Isolated from major city centers, inhabitants of 19th century rural Mexico looked to untrained artists to craft devotional Christian images for their homes. These artists utilized readily available materials and created modest, yet distinctive works of art by blending traditional Christian imagery with folk and pagan beliefs. EPMA, committed to collecting, interpreting, and presenting Mexican art, has amassed the second-largest museum collection in the United States of what are now called retablos, or small devotional paintings on tin and copper.

In March 2019, EPMA’s retablos collection will undergo an entirely reimagined installation, offering highlights representative of the breadth and depth of EPMA’s holdings, including the display of ex-votos, or works commissioned to commemorate miracles, as well as bultos, or carved wooden sculptures. The installation will examine images of the Virgin Mary in her many folk and formal manifestations, from the well-known Virgin de Guadalupe to the lesser-known Our Lady of Solitude. When considered together, EPMA’s retablos offer a framework for understanding the daily joys and sufferings of life in 19th century Mexico and demonstrate the continued desire, despite a lack of means, for personal devotional imagery.

More Information: https://epma.art/art/exhibitions/joy-and-suffering-mexican-folk-retablos-from-the-permanent-collection


Luces y Sombras: Images of Mexico

May 24, 2019 - September 8, 2019

El Paso Museum of Art

Capturing modern Mexico’s culture, architecture, and people through photographs, Luces y Sombras presents over one-hundred works dating from the 1930s to the present day. Portraits of artists such as Frida Kahlo—by acclaimed photographer Manuel Alvarez Bravo—and photographs of indigenous cultures by Manuel Carrillo and Graciela Iturbide are presented alongside contemporary photographs exploring the body, identity, and place.

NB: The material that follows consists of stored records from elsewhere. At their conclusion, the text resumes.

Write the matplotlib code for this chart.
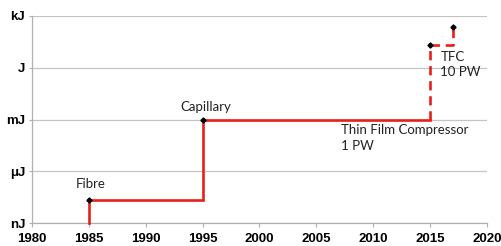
import matplotlib
matplotlib.use("Agg")
import matplotlib.pyplot as plt

# Data (y in "decade-of-thousand" units: nJ=0, μJ=1, mJ=2, J=3, kJ=4)
solid_years = [1985, 1985, 1995, 1995, 2015]
solid_energy = [0.0, 0.44, 0.44, 2.0, 2.0]
dashed_years = [2015, 2015, 2017, 2017]
dashed_energy = [2.0, 3.44, 3.44, 3.78]
point_years = [1985, 1995, 2015, 2017]
point_energy = [0.44, 2.0, 3.44, 3.78]
y_tick_labels = ["nJ", "μJ", "mJ", "J", "kJ"]
x_ticks = [1980, 1985, 1990, 1995, 2000, 2005, 2010, 2015, 2020]

fig = plt.figure(figsize=(5.02, 2.46), dpi=100)
ax = fig.add_axes([0.0637, 0.0923, 0.9063, 0.8427])

red = "#e8201a"
ax.plot(solid_years, solid_energy, color=red, lw=1.9, solid_joinstyle="miter", clip_on=False, zorder=3)
ax.plot(dashed_years, dashed_energy, color=red, lw=1.9, ls=(0, (3.5, 2.2)), clip_on=False, zorder=3)
ax.plot(point_years, point_energy, ls="none", marker="D", ms=2.6, color="black", zorder=4, clip_on=False)

ax.set_xlim(1980, 2020)
ax.set_ylim(0, 4)
ax.set_xticks(x_ticks)
ax.set_yticks(range(len(y_tick_labels)))
ax.set_yticklabels(y_tick_labels)
ax.yaxis.grid(True, color="#c4c4c4", lw=0.9)
ax.set_axisbelow(True)
for s in ["top", "right"]:
    ax.spines[s].set_visible(False)
for s in ["left", "bottom"]:
    ax.spines[s].set_color("#b0b0b0")
    ax.spines[s].set_linewidth(0.9)
ax.tick_params(axis="x", length=3, color="#b0b0b0", pad=4)
ax.tick_params(axis="y", length=2, color="#b0b0b0", pad=3)
for lab in ax.get_xticklabels() + ax.get_yticklabels():
    lab.set_fontfamily("Liberation Sans")
    lab.set_fontweight("bold")
    lab.set_fontsize(9.5)

fs = 9.5
fam = "Lato"
tc = "#222222"
ax.text(1985.2, 0.76, "Fibre", fontsize=fs, family=fam, ha="center", va="center", color=tc)
ax.text(1995.3, 2.25, "Capillary", fontsize=fs, family=fam, ha="center", va="center", color=tc)
ax.text(2007.15, 1.80, "Thin Film Compressor", fontsize=fs, family=fam, ha="left", va="center", color=tc)
ax.text(2007.15, 1.50, "1 PW", fontsize=fs, family=fam, ha="left", va="center", color=tc)
ax.text(2015.9, 3.20, "TFC", fontsize=fs, family=fam, ha="left", va="center", color=tc)
ax.text(2015.9, 2.91, "10 PW", fontsize=fs, family=fam, ha="left", va="center", color=tc)

fig.savefig("out.png", dpi=100)
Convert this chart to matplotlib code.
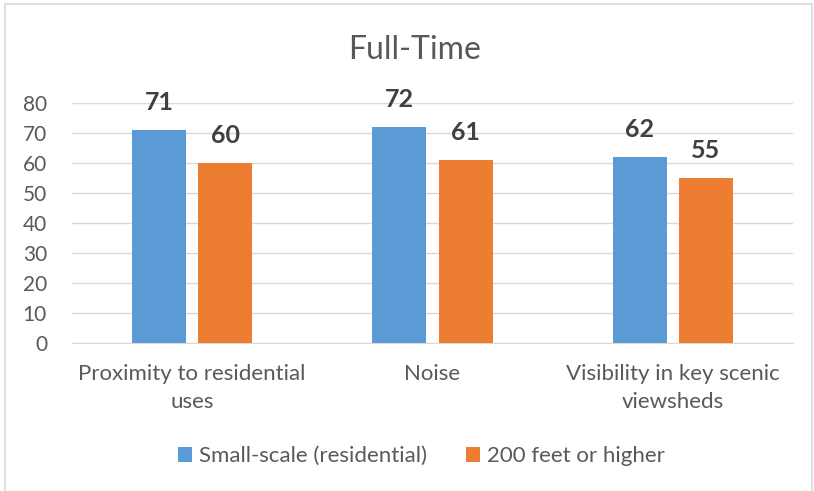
import matplotlib
matplotlib.use("Agg")
import matplotlib.pyplot as plt
from matplotlib.patches import Rectangle
import numpy as np

plt.rcParams['font.family'] = ['Lato', 'DejaVu Sans']

categories = ["Proximity to residential\nuses", "Noise", "Visibility in key scenic\nviewsheds"]
series_names = ["Small-scale (residential)", "200 feet or higher"]
small_scale = [71, 72, 62]
high_200 = [60, 61, 55]
yticks = [0, 10, 20, 30, 40, 50, 60, 70, 80]

fig = plt.figure(figsize=(8.14, 4.91), dpi=100)
fig.patches.append(Rectangle((5/814, -0.05), 807/814, 1.05 - 4/491, transform=fig.transFigure,
                             fill=False, edgecolor="#d9d9d9", linewidth=1.2))
ax = fig.add_axes([72/814, 148/491, 721/814, 240/491])

x = np.arange(len(categories))
w = 0.225
off = 0.1375
b1 = ax.bar(x - off, small_scale, w, color="#5B9BD5", label=series_names[0], zorder=3)
b2 = ax.bar(x + off, high_200, w, color="#ED7D31", label=series_names[1], zorder=3)

for bars in (b1, b2):
    for r in bars:
        ax.annotate(f"{int(r.get_height())}", (r.get_x() + r.get_width()/2, r.get_height()),
                    xytext=(0, 14.4), textcoords="offset points", ha="center", va="baseline",
                    fontsize=18, fontweight="bold", color="#404040")

ax.set_xlim(-0.5, 2.5)
ax.set_ylim(0, 80)
ax.set_yticks(yticks)
ax.set_xticks(x)
ax.set_xticklabels(categories, fontsize=16, color="#595959", linespacing=1.5)
ax.tick_params(axis='y', length=0, labelsize=15, labelcolor="#595959", pad=18)
ax.tick_params(axis='x', length=0, pad=15)
ax.grid(axis='y', color="#d9d9d9", linewidth=1, zorder=0)
for s in ["top", "right", "left"]:
    ax.spines[s].set_visible(False)
ax.spines["bottom"].set_color("#d9d9d9")

fig.text(415/814, 1 - 59/491, "Full-Time", ha="center", va="baseline", fontsize=23, color="#595959")

fig.legend(handles=[b1, b2], labels=series_names, loc="center", bbox_to_anchor=(421/814, 1 - 456/491),
           ncol=2, frameon=False, fontsize=16, handlelength=0.65, handleheight=0.65,
           handletextpad=0.3, columnspacing=1.75, labelcolor="#595959")

fig.savefig("out.png", dpi=100)
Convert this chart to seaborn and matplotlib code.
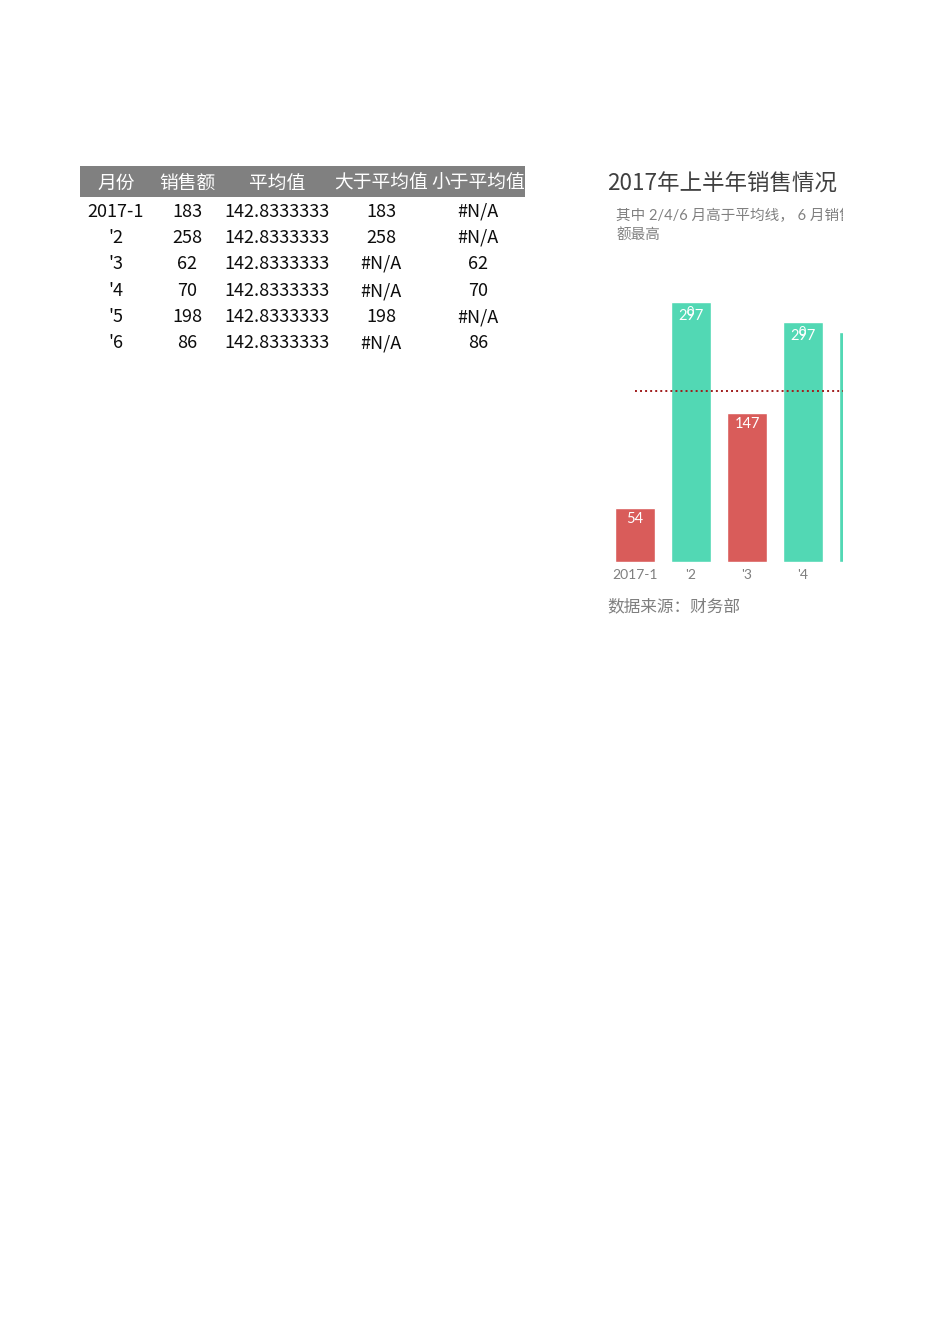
import pandas as pd
import matplotlib
matplotlib.use("Agg")
import matplotlib.pyplot as plt
import seaborn as sns
from matplotlib.patches import Rectangle

# table data (left part of the sheet)
headers = ["月份", "销售额", "平均值", "大于平均值", "小于平均值"]
months = ["2017-1", "'2", "'3", "'4", "'5", "'6"]
sales = ["183", "258", "62", "70", "198", "86"]
averages = ["142.8333333"] * 6
above_avg = ["183", "258", "#N/A", "#N/A", "198", "#N/A"]
below_avg = ["#N/A", "#N/A", "62", "70", "#N/A", "86"]

# chart data (as drawn in the picture)
bar_months = ["2017-1", "'2", "'3", "'4", "'5"]
bar_values = [54, 260, 149, 240, 230]
bar_groups = ["低于", "高于", "低于", "高于", "高于"]
bar_labels = ["54", "297", "147", "297", ""]
avg_line = 171

title = "2017年上半年销售情况"
subtitle_1 = "其中 2/4/6 月高于平均线， 6 月销售"
subtitle_2 = "额最高"
source = "数据来源：财务部"

sns.set_style("white")
plt.rcParams["font.family"] = ["Noto Sans CJK SC", "DejaVu Sans"]

W, H = 950, 1344
fig = plt.figure(figsize=(W / 100, H / 100), dpi=100)


def px_axes(x0, y0, x1, y1):
    return fig.add_axes([x0 / W, 1 - y1 / H, (x1 - x0) / W, (y1 - y0) / H])


# ---- table ----
tab = px_axes(0, 0, W, H)
tab.set_xlim(0, W)
tab.set_ylim(H, 0)
tab.axis("off")
tab.add_patch(Rectangle((80, 166), 445, 31, color="#808080", lw=0))
col_x = [116, 187, 277, 381, 478]
for x, h in zip(col_x, headers):
    tab.text(x, 183, h, ha="center", va="center", color="white", fontsize=13.5)
row_y = [212, 238, 264, 291, 317, 343]
for i, y in enumerate(row_y):
    row = [months[i], sales[i], averages[i], above_avg[i], below_avg[i]]
    for x, v in zip(col_x, row):
        tab.text(x, y, v, ha="center", va="center", color="#0d0d0d", fontsize=13)

# ---- chart frame (clipped at the right) ----
ch = px_axes(595, 150, 843, 640)
ch.set_xlim(595, 843)
ch.set_ylim(640, 150)
ch.axis("off")
ch.text(607, 183, title, ha="left", va="center", color="#404040", fontsize=16.2, clip_on=True)
ch.text(616, 216, subtitle_1, ha="left", va="center", color="#808080", fontsize=10.5,
        family=["Lato", "Noto Sans CJK SC"], clip_on=True)
ch.text(616, 235, subtitle_2, ha="left", va="center", color="#808080", fontsize=10.5, clip_on=True)
ch.text(607, 607, source, ha="left", va="center", color="#7f7f7f", fontsize=12, clip_on=True)

# ---- bars ----
ax = px_axes(607, 290, 843, 562)
df = pd.DataFrame({"month": bar_months, "value": bar_values, "group": bar_groups})
sns.barplot(data=df, x="month", y="value", hue="group", dodge=False, width=0.714,
            palette={"高于": "#52d8b4", "低于": "#d95c5a"}, saturation=1,
            legend=False, ax=ax)
ax.plot([0, 5], [avg_line, avg_line], color="#a01c1c", lw=1.4, ls=(0, (1, 1.6)))
ax.set_xlim(-0.5, 3.714)
ax.set_ylim(0, 272)
ax.set_xlabel("")
ax.set_ylabel("")
ax.set_yticks([])
for s in ax.spines.values():
    s.set_visible(False)
ax.tick_params(axis="x", length=0, pad=5, labelsize=10, labelcolor="#7f7f7f")
for t in ax.get_xticklabels():
    t.set_family(["Lato", "Noto Sans CJK SC"])
ax.patch.set_alpha(0)

for i, (v, lab) in enumerate(zip(bar_values, bar_labels)):
    if not lab:
        continue
    off = -14 if bar_groups[i] == "高于" else -11
    ax.annotate(lab, (i, v), xytext=(0, off), textcoords="offset pixels",
                ha="center", va="center", color="white", fontsize=10.5,
                family=["Lato", "DejaVu Sans"])
    if bar_groups[i] == "高于":
        # stray "0" label sitting on top of the value label, as in the sheet
        ax.annotate("0", (i, v), xytext=(-1, -10), textcoords="offset pixels",
                    ha="center", va="center", color="white", fontsize=9,
                    family=["Lato", "DejaVu Sans"])

fig.savefig("out.png", dpi=100, facecolor="white")
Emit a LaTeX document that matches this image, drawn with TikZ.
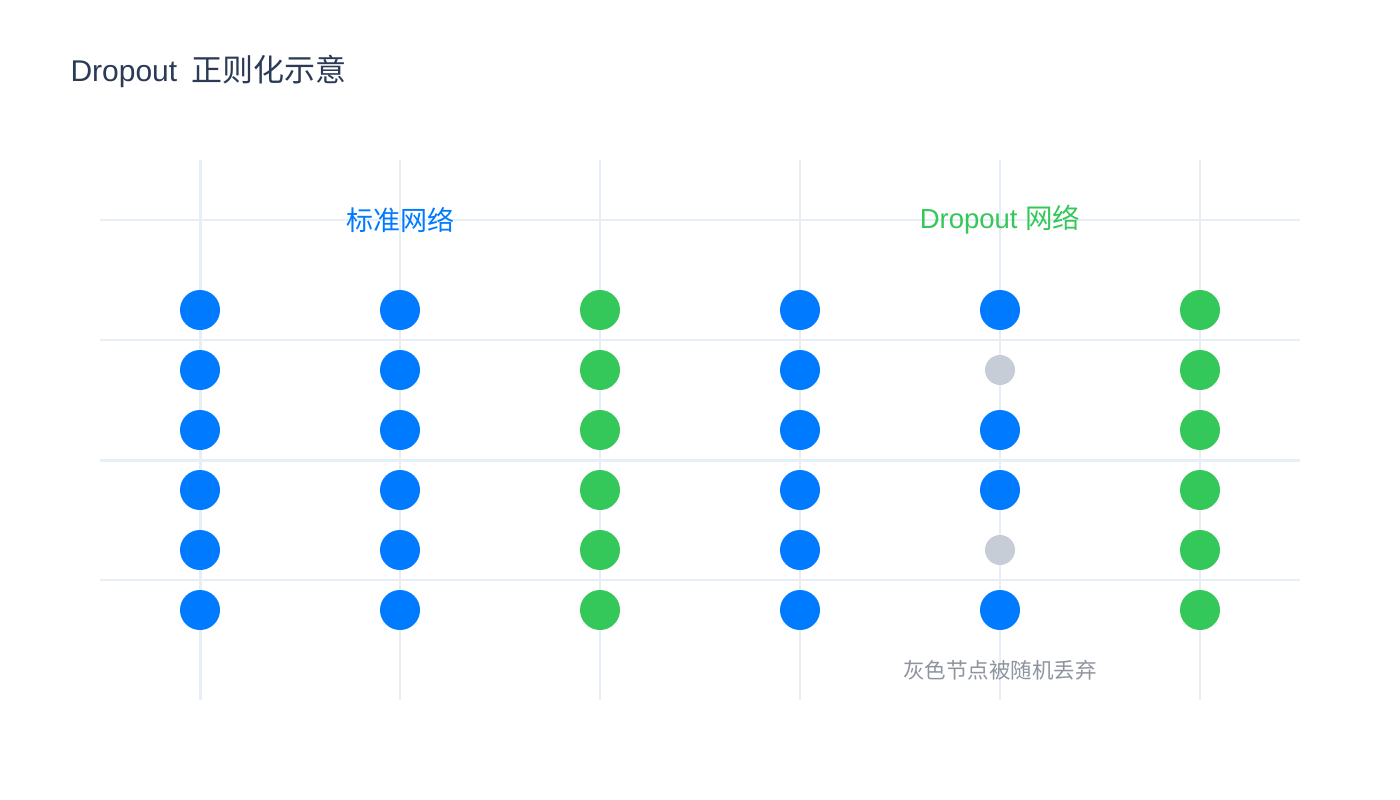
\documentclass[tikz,border=0pt]{standalone}
\usepackage{fontspec}
\setmainfont{Liberation Sans}
\newfontfamily\cjk{Noto Sans CJK SC}

\definecolor{unitblue}{HTML}{007AFF}
\definecolor{unitgreen}{HTML}{34C759}
\definecolor{unitgray}{HTML}{C7CDD6}
\definecolor{gridcol}{HTML}{E8EEF6}
\definecolor{titlecol}{HTML}{2B3A55}
\definecolor{notecol}{HTML}{8E949E}

\tikzset{
  gridline/.style={draw=gridcol, line width=1.5pt},
  axisline/.style={draw=gridcol, line width=3pt},
  blueunit/.style={circle, fill=unitblue, inner sep=0pt, minimum size=40pt},
  greenunit/.style={circle, fill=unitgreen, inner sep=0pt, minimum size=40pt},
  dropunit/.style={circle, fill=unitgray, inner sep=0pt, minimum size=30pt}
}

\begin{document}
\begin{tikzpicture}[x=1pt, y=-1pt]
  \useasboundingbox (0,0) rectangle (1400,800);

  % grid
  \foreach \x in {400,600,...,1200}
    \draw[gridline] (\x,160) -- (\x,700);
  \foreach \y in {220,340,580}
    \draw[gridline] (100,\y) -- (1300,\y);
  \draw[axisline] (200,160) -- (200,700);
  \draw[axisline] (100,460) -- (1300,460);

  \node[anchor=west, text=titlecol, font=\fontsize{30}{36}\selectfont] (title) at (67,71) {Dropout\hspace{14pt}{\cjk\fontsize{31}{36}\selectfont 正则化示意}};

  \node[text=unitblue, font=\fontsize{27}{32}\selectfont\cjk] (stdlabel) at (400,220) {标准网络};
  \node[text=unitgreen, font=\fontsize{27.5}{32}\selectfont] (droplabel) at (1000,220) {Dropout {\cjk 网络}};

  % standard network
  \foreach \r/\y in {1/310,2/370,3/430,4/490,5/550,6/610} {
    \node[blueunit] (std-1-\r) at (200,\y) {};
    \node[blueunit] (std-2-\r) at (400,\y) {};
    \node[greenunit] (std-3-\r) at (600,\y) {};
  }

  % dropout network
  \foreach \r/\y/\kind in {1/310/blueunit,2/370/dropunit,3/430/blueunit,4/490/blueunit,5/550/dropunit,6/610/blueunit} {
    \node[blueunit] (drop-1-\r) at (800,\y) {};
    \node[\kind] (drop-2-\r) at (1000,\y) {};
    \node[greenunit] (drop-3-\r) at (1200,\y) {};
  }

  \node[text=notecol, font=\fontsize{21.5}{26}\selectfont\cjk] (note) at (1000,670) {灰色节点被随机丢弃};
\end{tikzpicture}
\end{document}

This exhibition is provided by the Bank of America Art in Our Communities program. Educational programming for this exhibition is supported in part by Texas Women for the Arts.

More Information: https://epma.art/art/exhibitions/mexican-and-american-photography-from-the-bank-of-america-collection


From Fire & Earth

February 22, 2019 - September 22, 2019

El Paso Museum of Hisotry

The El Paso Museum of History and El Paso Museum of Archaeology present this exhibition of Casas Grandes ceramics that flourished during their Medio Period (AD 1200 – 1450) in the northwest corner of modern-day Chihuahua, Mexico. Pottery, as perhaps no other medium, reflects the culture of its maker. This exhibition shows the art expressions of the Casas Grandes people who would become prolific potters producing some of the finest pottery of the Pre-Columbian world. The Mata Ortiz pottery that we know today is one of the richest and most diverse pottery producing regions in the world. The exhibit features many examples of Casas Grandes and Mata Ortiz ceramics from the permanent collections of the El Paso Museum of Archaeology and the El Paso Museum of Art. These art pieces show not only the ancient art of pottery, but also the appreciation of Mesoamerican cultures.

More Information: http://history.elpasotexas.gov/


Tom Lea and World War II

August 23, 2019 - December 4, 2019

El Paso Museum of Art

From 1941 to 1946, Tom Lea served as a World War II eyewitness artist correspondent for Life magazine, documenting the war from its front lines. The exhibition features works from the renowned World War II art collection at the U.S. Army Center of Military History at Fort Belvoir, Virginia, as well as key pieces from EPMA’s significant collection of works by Lea. The exhibition is accompanied by an illustrated catalogue published by the Tom Lea Institute.

More Information: https://epma.art/art/exhibitions/tom-lea-and-world-war-ii


Ideas Unwrapped

February 17, 2019 - December 31, 2019

El Paso Museum of Art

Artists’ ideas come from many places, including culture, history, personal experiences, and beliefs. Ideas Unwrapped presents fourteen artworks from the El Paso Museum of Art’s permanent collection that focus on how ideas transform into art. Filling EPMA’s Mac Rogers Gallery and Ginger Francis Seminar Room, the exhibition features works by internationally known artists Peter Coffin, Vik Muniz, Juan Quezada, Yinka Shonibare, and Kara Walker, as well as El Paso artists Guillermo “Memo” Gutierrez and Zeke Peña.